Growing up in a family of nine, soft drinks and snacks were a luxury. That’s not to say there weren’t snacks around. But they were peculiar. My father snacked a lot. And ritually. Every night, he would pull from the refrigerator a jar of pimento olives, the little green ones, and a large serving spoon. His one serving of this luxurious and healthy snack was whatever fit in the spoon. My youngest brother has inherited this habit, and I chuckle whenever I see it.
My father also liked to eat green onions. He incorrectly called them shallots, and now their hip name is Cebollitas. But the one I understood the least is his radish habit. He sliced this vile vegetable and salted it. I assumed he did this because it was a poor man’s snack.
What in the world then, would explain the current obsession with this tasteless little root? It is on menus everywhere, and almost always at places with a heavy millennial component to the clientele.
Every generation is perplexed by the one that follows it. The expression, “These kids today. . .” is the common mantra. So let me get it out of the way. “These kids today, . . . eat silly food.” How did this happen? Was it the fruit roll-ups in their daily lunchbox? Or the cookie dough out of the tube? Maybe the bags of no-fat chips that just made everyone fatter?
I am not a sociologist, but I am an observer, and here is what I have observed. You are in a millennial hotspot if:
The name of the place has the word tavern anywhere in it.
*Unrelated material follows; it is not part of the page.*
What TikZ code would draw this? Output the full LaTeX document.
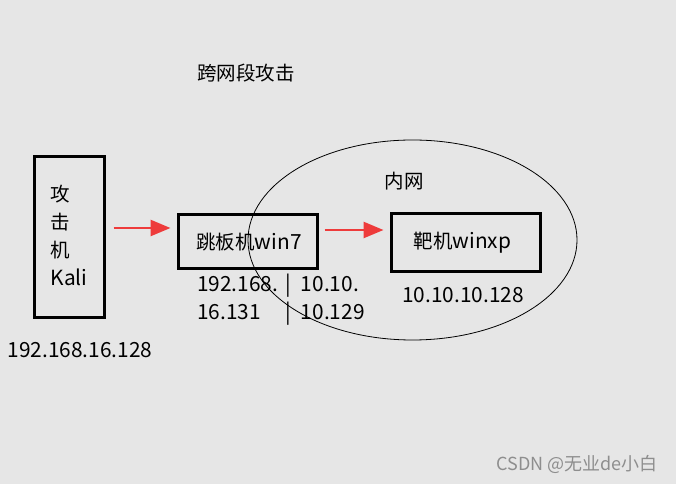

If the beer and cocktails are too crafty for you
If you see English peas in any menu description.
If radishes are prevalent in menu descriptions, or worse, if radishes ARE the course.
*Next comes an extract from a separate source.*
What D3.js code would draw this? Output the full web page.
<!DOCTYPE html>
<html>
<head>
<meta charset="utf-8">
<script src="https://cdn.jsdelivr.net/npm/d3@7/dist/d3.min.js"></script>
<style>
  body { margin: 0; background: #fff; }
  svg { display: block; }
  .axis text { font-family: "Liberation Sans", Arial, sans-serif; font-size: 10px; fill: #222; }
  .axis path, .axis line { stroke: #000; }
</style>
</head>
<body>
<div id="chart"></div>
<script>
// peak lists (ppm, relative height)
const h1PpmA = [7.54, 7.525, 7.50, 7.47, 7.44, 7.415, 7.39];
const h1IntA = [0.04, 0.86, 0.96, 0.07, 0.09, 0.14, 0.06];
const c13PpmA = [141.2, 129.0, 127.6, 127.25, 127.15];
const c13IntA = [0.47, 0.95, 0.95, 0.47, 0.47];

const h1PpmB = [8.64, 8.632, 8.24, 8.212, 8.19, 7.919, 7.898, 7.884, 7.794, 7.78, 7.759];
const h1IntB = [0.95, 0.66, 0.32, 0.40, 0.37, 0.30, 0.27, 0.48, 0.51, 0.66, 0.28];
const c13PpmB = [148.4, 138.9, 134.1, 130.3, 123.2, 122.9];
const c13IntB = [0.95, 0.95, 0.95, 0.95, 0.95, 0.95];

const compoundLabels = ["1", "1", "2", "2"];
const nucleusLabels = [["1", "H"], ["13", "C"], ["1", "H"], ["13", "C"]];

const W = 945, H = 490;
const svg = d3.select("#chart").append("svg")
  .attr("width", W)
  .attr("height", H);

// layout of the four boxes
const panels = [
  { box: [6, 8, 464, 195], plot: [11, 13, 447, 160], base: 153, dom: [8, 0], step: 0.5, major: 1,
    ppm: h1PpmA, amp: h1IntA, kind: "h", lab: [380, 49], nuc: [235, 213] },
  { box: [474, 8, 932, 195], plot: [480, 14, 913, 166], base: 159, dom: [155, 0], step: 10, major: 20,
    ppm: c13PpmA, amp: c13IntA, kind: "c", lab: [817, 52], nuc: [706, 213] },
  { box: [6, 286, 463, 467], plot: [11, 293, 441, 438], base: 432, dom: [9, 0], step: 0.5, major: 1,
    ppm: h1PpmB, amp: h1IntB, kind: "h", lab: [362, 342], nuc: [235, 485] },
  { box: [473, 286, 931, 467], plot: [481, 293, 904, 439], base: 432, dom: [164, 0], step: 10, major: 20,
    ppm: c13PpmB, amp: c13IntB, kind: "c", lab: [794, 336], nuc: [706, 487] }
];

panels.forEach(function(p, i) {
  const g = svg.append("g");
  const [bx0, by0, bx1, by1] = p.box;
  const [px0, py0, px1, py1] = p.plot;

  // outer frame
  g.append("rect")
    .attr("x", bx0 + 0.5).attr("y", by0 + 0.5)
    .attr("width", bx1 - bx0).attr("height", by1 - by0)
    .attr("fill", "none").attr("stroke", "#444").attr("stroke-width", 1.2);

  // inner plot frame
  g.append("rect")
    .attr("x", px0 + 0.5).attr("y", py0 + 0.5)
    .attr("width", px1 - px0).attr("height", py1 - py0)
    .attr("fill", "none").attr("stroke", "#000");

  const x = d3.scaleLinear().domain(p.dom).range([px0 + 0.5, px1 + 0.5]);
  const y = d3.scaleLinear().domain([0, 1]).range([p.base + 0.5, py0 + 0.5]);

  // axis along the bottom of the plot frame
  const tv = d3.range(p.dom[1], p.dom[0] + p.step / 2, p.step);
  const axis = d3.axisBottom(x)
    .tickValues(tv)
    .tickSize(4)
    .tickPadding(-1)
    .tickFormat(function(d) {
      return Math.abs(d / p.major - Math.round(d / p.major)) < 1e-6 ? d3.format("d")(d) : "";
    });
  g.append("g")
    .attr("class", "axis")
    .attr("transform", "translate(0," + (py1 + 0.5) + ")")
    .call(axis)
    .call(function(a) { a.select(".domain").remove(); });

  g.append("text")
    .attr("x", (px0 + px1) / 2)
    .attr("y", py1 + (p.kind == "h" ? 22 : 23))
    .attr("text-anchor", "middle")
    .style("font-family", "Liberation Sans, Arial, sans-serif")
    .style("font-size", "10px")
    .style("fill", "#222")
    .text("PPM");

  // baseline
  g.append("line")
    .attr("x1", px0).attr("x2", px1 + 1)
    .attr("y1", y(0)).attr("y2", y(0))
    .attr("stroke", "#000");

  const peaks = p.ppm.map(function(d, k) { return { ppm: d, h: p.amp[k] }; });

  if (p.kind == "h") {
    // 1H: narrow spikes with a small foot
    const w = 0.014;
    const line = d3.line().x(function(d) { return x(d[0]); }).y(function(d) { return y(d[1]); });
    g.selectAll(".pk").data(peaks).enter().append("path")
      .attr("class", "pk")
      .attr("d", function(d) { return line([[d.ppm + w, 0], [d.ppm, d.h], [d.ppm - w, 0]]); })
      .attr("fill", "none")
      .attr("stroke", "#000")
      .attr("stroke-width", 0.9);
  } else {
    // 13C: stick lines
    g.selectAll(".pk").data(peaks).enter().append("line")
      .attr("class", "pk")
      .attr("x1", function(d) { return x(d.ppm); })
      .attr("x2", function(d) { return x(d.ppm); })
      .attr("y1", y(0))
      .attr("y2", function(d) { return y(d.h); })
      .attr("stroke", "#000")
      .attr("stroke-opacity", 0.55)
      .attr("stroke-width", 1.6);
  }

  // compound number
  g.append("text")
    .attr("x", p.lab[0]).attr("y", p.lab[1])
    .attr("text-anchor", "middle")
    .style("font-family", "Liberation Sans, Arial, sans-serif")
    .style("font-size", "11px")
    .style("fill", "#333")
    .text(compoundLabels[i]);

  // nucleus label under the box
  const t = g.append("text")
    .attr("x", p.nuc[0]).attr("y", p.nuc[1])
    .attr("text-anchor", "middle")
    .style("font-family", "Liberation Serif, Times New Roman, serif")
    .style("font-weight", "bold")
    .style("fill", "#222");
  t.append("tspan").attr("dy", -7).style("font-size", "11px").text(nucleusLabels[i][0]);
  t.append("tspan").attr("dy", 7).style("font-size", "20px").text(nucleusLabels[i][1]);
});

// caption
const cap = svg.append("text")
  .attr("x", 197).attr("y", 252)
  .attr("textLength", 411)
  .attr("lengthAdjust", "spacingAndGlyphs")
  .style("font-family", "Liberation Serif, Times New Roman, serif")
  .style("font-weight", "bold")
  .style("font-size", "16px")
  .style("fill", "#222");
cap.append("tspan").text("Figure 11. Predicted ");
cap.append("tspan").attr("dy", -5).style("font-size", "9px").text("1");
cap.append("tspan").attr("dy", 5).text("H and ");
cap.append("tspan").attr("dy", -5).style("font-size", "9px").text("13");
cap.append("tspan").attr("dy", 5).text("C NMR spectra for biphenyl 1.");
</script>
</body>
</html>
If Labneh, Za'atar, or Shakshouka turn up on the menu. If these are breakfast items, your millennemeter will be vibrating red.
If you see cashew cream or crema, or beets as a steak, hamburger, or a Benedict.
Anchovies as a course
The pollen of anything
Miso
And above all, Shrimp Chips
Cutesy phrases like “Lots of Good Stuff” in a menu description remind me of something Tom used to find annoying on menus. Back in the late Eighties, menu descriptions started to focus on extraneous things like where an ingredient came from, or how it was grown. Thirty years later, menus have evolved, . . .to this. These silly ingredients that can’t possibly stand by themselves make the transformation away from just simply food that tastes good to a dining experience that is more a head trip. About mission statements and causes instead of the pleasure of something that is simply delicious for the sake of it.
The day we find a plate of radishes as interesting as pot roast and mashed potatoes, we’ll all be as thin as my father.